Feinberg: On “Otherside of Paradise,” I had the fingerpicking part, and it just seemed like a little bit too busy through the changes. Dawson subtracted a couple of notes on two of the chords, and it made it flow much better. He did little things like that, which turned out to be significant.
Williams: Or with the steel, they would say, “Slide into this a little bit more. Make it lazy and it’ll have more impact.” And I would just play a little behind the beat and slide into it, and it came out better.
Feinberg: On “When I’m With You,” Dave Cobb came up with the riff that the whole band plays at the beginning of the song. It’s the most-used riff throughout the song, and it ties it together super well. He’s really good at coming up with little riffs that become sections of the song and help propel it. He did that on “Got Love” as well.
Looking back, did the success of “Wish I Knew You” impact the direction you took on this record?
Feinberg: You know, I’d like to say that it didn’t have an impact. The answer that we always give is no, it doesn’t have an effect on our songwriting. We try to keep that process separate. But I think it’s hard not to imagine a song being on the radio. Realistically, that might have had an effect on some of the songwriting.
Williams: Some of the new songs were written before “Wish I Knew You” became a hit. “Hate to Love You” has been around for a while.
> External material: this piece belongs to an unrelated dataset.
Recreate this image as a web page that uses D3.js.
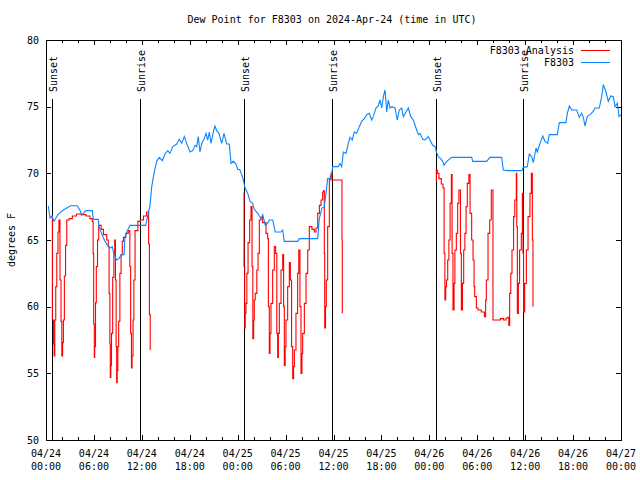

But like Zack says, the success of “Wish I Knew You” definitely changed our career path. So while I would say it affected our moves going forward, it did so in a good way.
How so? What was your headspace going into Take Good Care?
Feinberg: We had never really followed up a success before, so I think we realized it was going to be our most anticipated release. And it gave us the opportunity to work with great producers. Not to take anything away from our previous producer, Ben Ellman, who I adore and who was amazing on City of Sound and Men Amongst Mountains. It was just time to try some new things.
Williams: We made an effort to be ourselves and not let the success of “Wish I Knew You” change what we’re trying to do. If the song hadn’t done as well as it did, I still think we would be writing these songs and staying true to ourselves.